- **DATA PROVIDED**
:::::
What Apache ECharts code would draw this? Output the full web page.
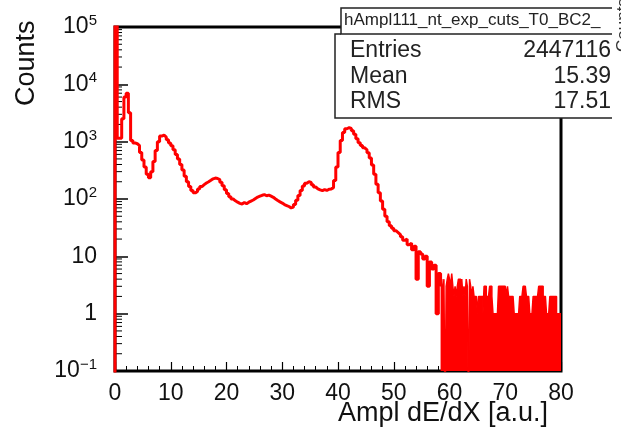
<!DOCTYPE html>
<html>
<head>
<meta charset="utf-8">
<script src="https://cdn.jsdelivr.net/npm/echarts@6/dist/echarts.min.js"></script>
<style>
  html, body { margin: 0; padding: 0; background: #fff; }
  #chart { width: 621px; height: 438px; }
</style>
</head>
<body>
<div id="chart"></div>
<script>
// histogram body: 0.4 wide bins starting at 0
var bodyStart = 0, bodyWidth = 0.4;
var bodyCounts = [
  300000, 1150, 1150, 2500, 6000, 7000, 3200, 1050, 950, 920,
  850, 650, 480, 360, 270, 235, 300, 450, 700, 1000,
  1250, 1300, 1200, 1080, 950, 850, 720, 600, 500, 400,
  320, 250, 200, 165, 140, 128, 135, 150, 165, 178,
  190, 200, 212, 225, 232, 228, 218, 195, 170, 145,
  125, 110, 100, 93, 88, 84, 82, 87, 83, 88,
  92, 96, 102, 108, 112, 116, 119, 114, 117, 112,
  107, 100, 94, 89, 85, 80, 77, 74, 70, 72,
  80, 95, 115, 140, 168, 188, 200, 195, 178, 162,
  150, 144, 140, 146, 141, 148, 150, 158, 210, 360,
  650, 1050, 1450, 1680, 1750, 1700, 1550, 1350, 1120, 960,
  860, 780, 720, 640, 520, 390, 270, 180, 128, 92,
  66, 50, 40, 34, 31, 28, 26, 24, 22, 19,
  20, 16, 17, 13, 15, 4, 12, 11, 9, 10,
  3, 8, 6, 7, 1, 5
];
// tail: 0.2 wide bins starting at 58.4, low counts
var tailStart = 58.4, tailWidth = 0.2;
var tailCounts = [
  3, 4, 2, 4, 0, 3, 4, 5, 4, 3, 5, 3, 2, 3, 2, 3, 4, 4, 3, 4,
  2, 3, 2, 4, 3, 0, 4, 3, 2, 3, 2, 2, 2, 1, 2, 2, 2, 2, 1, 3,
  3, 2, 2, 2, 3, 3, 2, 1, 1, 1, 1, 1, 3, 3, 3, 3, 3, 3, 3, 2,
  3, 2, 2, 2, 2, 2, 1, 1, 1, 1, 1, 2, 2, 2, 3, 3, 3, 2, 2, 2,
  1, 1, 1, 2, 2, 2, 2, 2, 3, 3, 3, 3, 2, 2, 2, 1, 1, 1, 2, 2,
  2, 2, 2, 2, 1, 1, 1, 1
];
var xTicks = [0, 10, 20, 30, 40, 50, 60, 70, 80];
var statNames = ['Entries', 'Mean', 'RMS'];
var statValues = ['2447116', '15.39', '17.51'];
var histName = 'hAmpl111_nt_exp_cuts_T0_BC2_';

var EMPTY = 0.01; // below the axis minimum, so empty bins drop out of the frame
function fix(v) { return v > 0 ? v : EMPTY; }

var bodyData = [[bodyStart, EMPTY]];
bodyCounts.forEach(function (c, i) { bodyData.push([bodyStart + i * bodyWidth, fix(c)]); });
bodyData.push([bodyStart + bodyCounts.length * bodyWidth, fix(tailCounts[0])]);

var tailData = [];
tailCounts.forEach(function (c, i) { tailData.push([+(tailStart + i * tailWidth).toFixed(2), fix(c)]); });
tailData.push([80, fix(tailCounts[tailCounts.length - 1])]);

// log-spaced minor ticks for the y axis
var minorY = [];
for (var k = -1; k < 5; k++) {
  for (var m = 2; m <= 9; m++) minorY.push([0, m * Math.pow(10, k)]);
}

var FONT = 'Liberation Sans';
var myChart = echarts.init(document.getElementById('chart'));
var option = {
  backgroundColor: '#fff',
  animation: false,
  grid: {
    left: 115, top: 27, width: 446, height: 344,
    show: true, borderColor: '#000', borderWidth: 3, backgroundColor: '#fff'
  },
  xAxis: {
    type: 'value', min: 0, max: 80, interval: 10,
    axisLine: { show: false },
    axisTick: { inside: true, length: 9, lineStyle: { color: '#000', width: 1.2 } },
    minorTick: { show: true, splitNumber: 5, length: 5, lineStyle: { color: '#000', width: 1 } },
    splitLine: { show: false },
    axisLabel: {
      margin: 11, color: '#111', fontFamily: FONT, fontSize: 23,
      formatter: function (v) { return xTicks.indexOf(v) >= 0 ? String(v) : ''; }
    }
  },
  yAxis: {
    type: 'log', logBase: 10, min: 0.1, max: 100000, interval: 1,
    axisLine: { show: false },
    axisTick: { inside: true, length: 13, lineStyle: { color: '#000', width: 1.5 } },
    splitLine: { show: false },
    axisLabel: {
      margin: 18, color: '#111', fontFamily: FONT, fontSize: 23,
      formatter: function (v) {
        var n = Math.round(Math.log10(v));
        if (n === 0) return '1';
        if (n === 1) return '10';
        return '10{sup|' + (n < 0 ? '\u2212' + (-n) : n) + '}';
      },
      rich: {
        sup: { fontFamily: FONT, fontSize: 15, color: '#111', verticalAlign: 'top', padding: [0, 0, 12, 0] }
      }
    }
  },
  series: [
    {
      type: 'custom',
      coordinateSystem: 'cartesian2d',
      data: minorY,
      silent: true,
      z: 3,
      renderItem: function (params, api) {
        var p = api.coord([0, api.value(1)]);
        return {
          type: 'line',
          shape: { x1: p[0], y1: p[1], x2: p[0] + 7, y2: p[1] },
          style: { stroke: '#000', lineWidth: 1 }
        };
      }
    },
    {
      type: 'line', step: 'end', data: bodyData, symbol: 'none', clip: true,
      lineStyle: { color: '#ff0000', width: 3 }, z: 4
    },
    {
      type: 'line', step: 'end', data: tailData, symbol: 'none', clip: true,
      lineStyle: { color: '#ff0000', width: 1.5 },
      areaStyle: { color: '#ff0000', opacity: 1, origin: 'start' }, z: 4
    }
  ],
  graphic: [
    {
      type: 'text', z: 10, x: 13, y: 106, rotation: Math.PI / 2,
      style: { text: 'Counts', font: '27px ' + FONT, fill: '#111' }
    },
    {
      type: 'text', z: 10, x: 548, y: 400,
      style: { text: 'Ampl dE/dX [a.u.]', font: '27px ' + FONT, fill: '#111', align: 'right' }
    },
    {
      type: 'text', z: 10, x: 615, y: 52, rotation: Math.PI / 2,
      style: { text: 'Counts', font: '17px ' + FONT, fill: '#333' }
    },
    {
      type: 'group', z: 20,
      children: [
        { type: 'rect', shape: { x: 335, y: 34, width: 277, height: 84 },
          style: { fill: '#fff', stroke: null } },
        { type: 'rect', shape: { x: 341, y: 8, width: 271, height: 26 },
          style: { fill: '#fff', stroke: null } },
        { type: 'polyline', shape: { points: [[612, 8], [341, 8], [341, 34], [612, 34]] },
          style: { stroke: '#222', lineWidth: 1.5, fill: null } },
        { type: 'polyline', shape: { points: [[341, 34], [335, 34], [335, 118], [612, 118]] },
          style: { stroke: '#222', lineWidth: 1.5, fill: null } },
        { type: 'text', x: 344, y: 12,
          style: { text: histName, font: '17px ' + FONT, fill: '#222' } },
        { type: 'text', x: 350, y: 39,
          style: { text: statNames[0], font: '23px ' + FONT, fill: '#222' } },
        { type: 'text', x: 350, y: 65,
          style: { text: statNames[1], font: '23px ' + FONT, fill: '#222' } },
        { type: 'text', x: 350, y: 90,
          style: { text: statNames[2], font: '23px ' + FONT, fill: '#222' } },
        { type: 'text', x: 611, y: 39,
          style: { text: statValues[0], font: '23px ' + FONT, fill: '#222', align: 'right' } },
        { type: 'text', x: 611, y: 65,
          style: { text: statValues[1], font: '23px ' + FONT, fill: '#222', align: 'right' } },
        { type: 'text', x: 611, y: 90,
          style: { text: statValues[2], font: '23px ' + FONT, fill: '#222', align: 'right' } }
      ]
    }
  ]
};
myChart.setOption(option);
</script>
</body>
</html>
:::::
The lines from the top of the data above through the one holding "bodyData.push([bodyStart + bodyCounts.length" are to be repeated exactly, and only those, with no pictures.

- **FULL SOLUTION**
What Apache ECharts code would draw this? Output the full web page.
<!DOCTYPE html>
<html>
<head>
<meta charset="utf-8">
<script src="https://cdn.jsdelivr.net/npm/echarts@6/dist/echarts.min.js"></script>
<style>
  html, body { margin: 0; padding: 0; background: #fff; }
  #chart { width: 621px; height: 438px; }
</style>
</head>
<body>
<div id="chart"></div>
<script>
// histogram body: 0.4 wide bins starting at 0
var bodyStart = 0, bodyWidth = 0.4;
var bodyCounts = [
  300000, 1150, 1150, 2500, 6000, 7000, 3200, 1050, 950, 920,
  850, 650, 480, 360, 270, 235, 300, 450, 700, 1000,
  1250, 1300, 1200, 1080, 950, 850, 720, 600, 500, 400,
  320, 250, 200, 165, 140, 128, 135, 150, 165, 178,
  190, 200, 212, 225, 232, 228, 218, 195, 170, 145,
  125, 110, 100, 93, 88, 84, 82, 87, 83, 88,
  92, 96, 102, 108, 112, 116, 119, 114, 117, 112,
  107, 100, 94, 89, 85, 80, 77, 74, 70, 72,
  80, 95, 115, 140, 168, 188, 200, 195, 178, 162,
  150, 144, 140, 146, 141, 148, 150, 158, 210, 360,
  650, 1050, 1450, 1680, 1750, 1700, 1550, 1350, 1120, 960,
  860, 780, 720, 640, 520, 390, 270, 180, 128, 92,
  66, 50, 40, 34, 31, 28, 26, 24, 22, 19,
  20, 16, 17, 13, 15, 4, 12, 11, 9, 10,
  3, 8, 6, 7, 1, 5
];
// tail: 0.2 wide bins starting at 58.4, low counts
var tailStart = 58.4, tailWidth = 0.2;
var tailCounts = [
  3, 4, 2, 4, 0, 3, 4, 5, 4, 3, 5, 3, 2, 3, 2, 3, 4, 4, 3, 4,
  2, 3, 2, 4, 3, 0, 4, 3, 2, 3, 2, 2, 2, 1, 2, 2, 2, 2, 1, 3,
  3, 2, 2, 2, 3, 3, 2, 1, 1, 1, 1, 1, 3, 3, 3, 3, 3, 3, 3, 2,
  3, 2, 2, 2, 2, 2, 1, 1, 1, 1, 1, 2, 2, 2, 3, 3, 3, 2, 2, 2,
  1, 1, 1, 2, 2, 2, 2, 2, 3, 3, 3, 3, 2, 2, 2, 1, 1, 1, 2, 2,
  2, 2, 2, 2, 1, 1, 1, 1
];
var xTicks = [0, 10, 20, 30, 40, 50, 60, 70, 80];
var statNames = ['Entries', 'Mean', 'RMS'];
var statValues = ['2447116', '15.39', '17.51'];
var histName = 'hAmpl111_nt_exp_cuts_T0_BC2_';

var EMPTY = 0.01; // below the axis minimum, so empty bins drop out of the frame
function fix(v) { return v > 0 ? v : EMPTY; }

var bodyData = [[bodyStart, EMPTY]];
bodyCounts.forEach(function (c, i) { bodyData.push([bodyStart + i * bodyWidth, fix(c)]); });
bodyData.push([bodyStart + bodyCounts.length * bodyWidth, fix(tailCounts[0])]);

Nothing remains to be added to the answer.